Objective: How many lines in this material include the string "picture"? Answer with the number and nothing further.

Material:

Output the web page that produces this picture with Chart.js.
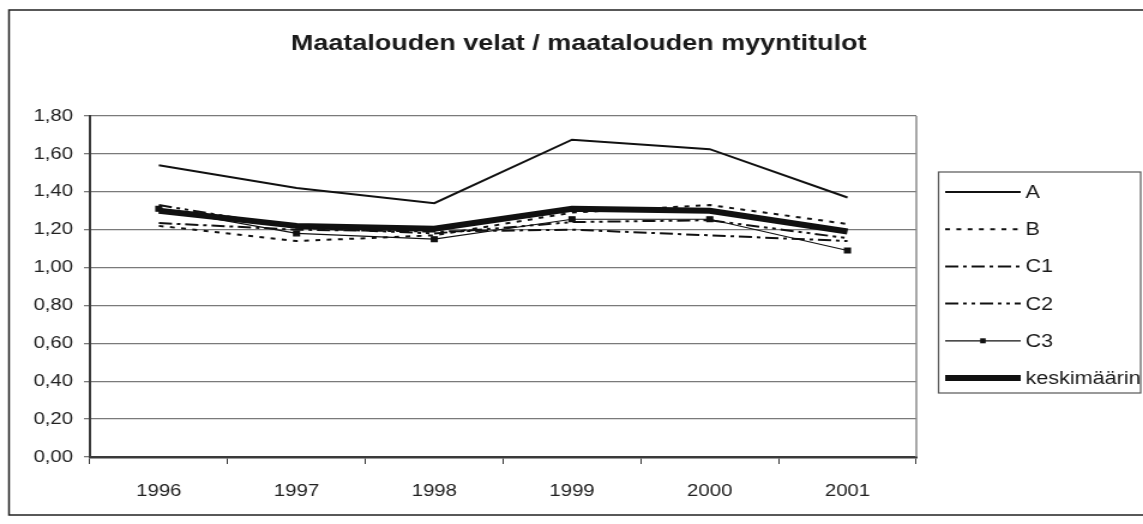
<!DOCTYPE html>
<html>
<head>
<meta charset="utf-8">
<script src="https://cdn.jsdelivr.net/npm/chart.js@4"></script>
<style>
  html, body { margin: 0; padding: 0; background: #fff; overflow: hidden; }
  /* the scan is a bit wider than it is tall, so stretch the whole thing sideways */
  #wrap { width: 953px; height: 524px; transform: scaleX(1.1994); transform-origin: 0 0; }
</style>
</head>
<body>
<div id="wrap"><canvas id="velatChart" width="953" height="524"></canvas></div>
<script>
// --- data ---
const years = ['1996', '1997', '1998', '1999', '2000', '2001'];
const seriesA = [1.54, 1.42, 1.34, 1.675, 1.625, 1.37];
const seriesB = [1.22, 1.14, 1.17, 1.29, 1.33, 1.23];
const seriesC1 = [1.235, 1.20, 1.19, 1.20, 1.17, 1.14];
const seriesC2 = [1.33, 1.21, 1.18, 1.24, 1.25, 1.155];
const seriesC3 = [1.31, 1.18, 1.15, 1.255, 1.255, 1.09];
const keskiarvo = [1.30, 1.22, 1.205, 1.31, 1.30, 1.19];
const yTicks = [0, 0.2, 0.4, 0.6, 0.8, 1.0, 1.2, 1.4, 1.6, 1.8];

const FONT = '"Liberation Sans", Arial, sans-serif';
let velatChart;

// frame, title, plot border and the boxed legend on the right
const decorPlugin = {
    id: 'decor',
    beforeDraw(chart) {
        const ctx = chart.ctx;
        ctx.save();
        ctx.fillStyle = '#fff';
        ctx.fillRect(0, 0, chart.width, chart.height);
        ctx.strokeStyle = '#222';
        ctx.lineWidth = 1.5;
        ctx.strokeRect(7.5, 10, chart.width + 10, 505);
        ctx.restore();
    },
    afterDraw(chart) {
        const ctx = chart.ctx;
        const area = chart.chartArea;
        ctx.save();

        // right edge of the plot area
        ctx.strokeStyle = '#8a8a8a';
        ctx.lineWidth = 1.5;
        ctx.beginPath();
        ctx.moveTo(area.right, area.top);
        ctx.lineTo(area.right, area.bottom);
        ctx.stroke();

        // title
        ctx.fillStyle = '#1a1a1a';
        ctx.font = 'bold 22.5px ' + FONT;
        ctx.textAlign = 'center';
        ctx.textBaseline = 'middle';
        ctx.fillText('Maatalouden velat / maatalouden myyntitulot', 482.5, 44);

        // legend box
        ctx.strokeStyle = '#555';
        ctx.lineWidth = 1.2;
        ctx.strokeRect(782.5, 172, 168.5, 221);

        ctx.font = '18px ' + FONT;
        ctx.textAlign = 'left';
        chart.data.datasets.forEach((ds, i) => {
            const y = 192 + i * 37.2;
            ctx.strokeStyle = '#111';
            ctx.lineWidth = ds.borderWidth;
            ctx.setLineDash(ds.borderDash || []);
            ctx.beginPath();
            ctx.moveTo(788, y);
            ctx.lineTo(851, y);
            ctx.stroke();
            ctx.setLineDash([]);
            if (ds.pointRadius > 0) {
                ctx.fillStyle = '#111';
                ctx.fillRect(819.5 - 2.3, y - 2.5, 4.6, 5);
            }
            ctx.fillStyle = '#1a1a1a';
            ctx.fillText(ds.label, 855, y + 1);
        });
        ctx.restore();
    }
};

function makeSet(label, data, width, dash, marker) {
    return {
        label: label,
        data: data,
        borderColor: '#111',
        backgroundColor: '#111',
        borderWidth: width,
        borderDash: dash,
        pointRadius: marker ? 3.4 : 0,
        pointStyle: 'rect',
        pointHoverRadius: 0,
        tension: 0,
        fill: false
    };
}

function initChart() {
    const ctxC = document.getElementById('velatChart').getContext('2d');

    velatChart = new Chart(ctxC, {
        type: 'line',
        data: {
            labels: years,
            datasets: [
                makeSet('A', seriesA, 2, [], false),
                makeSet('B', seriesB, 2, [4, 5.4], false),
                makeSet('C1', seriesC1, 2, [11, 4, 3, 4], false),
                makeSet('C2', seriesC2, 2, [11, 4, 3, 4, 3, 4], false),
                makeSet('C3', seriesC3, 1.2, [], true),
                makeSet('keskimäärin', keskiarvo, 6, [], false)
            ]
        },
        options: {
            responsive: false,
            animation: false,
            layout: { padding: { top: 116, right: 189, bottom: 0, left: 0 } },
            scales: {
                y: {
                    min: 0,
                    max: 1.8,
                    afterFit: (s) => { s.width = 75; },
                    afterBuildTicks: (s) => { s.ticks = yTicks.map(v => ({ value: v })); },
                    grid: { color: '#7a7a7a', lineWidth: 1.3, tickLength: 5 },
                    border: { color: '#3a3a3a', width: 2 },
                    ticks: {
                        color: '#222',
                        padding: 9,
                        font: { family: FONT, size: 17 },
                        callback: (v) => v.toFixed(2).replace('.', ',')
                    }
                },
                x: {
                    offset: true,
                    afterFit: (s) => { s.height = 67; },
                    grid: { offset: true, drawOnChartArea: false, color: '#3a3a3a', tickLength: 7 },
                    border: { color: '#3a3a3a', width: 2.5 },
                    ticks: {
                        color: '#222',
                        padding: 17,
                        maxRotation: 0,
                        font: { family: FONT, size: 17 }
                    }
                }
            },
            plugins: { legend: { display: false }, title: { display: false }, tooltip: { enabled: false } }
        },
        plugins: [decorPlugin]
    });
}

initChart();
</script>
</body>
</html>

Exercise result: 1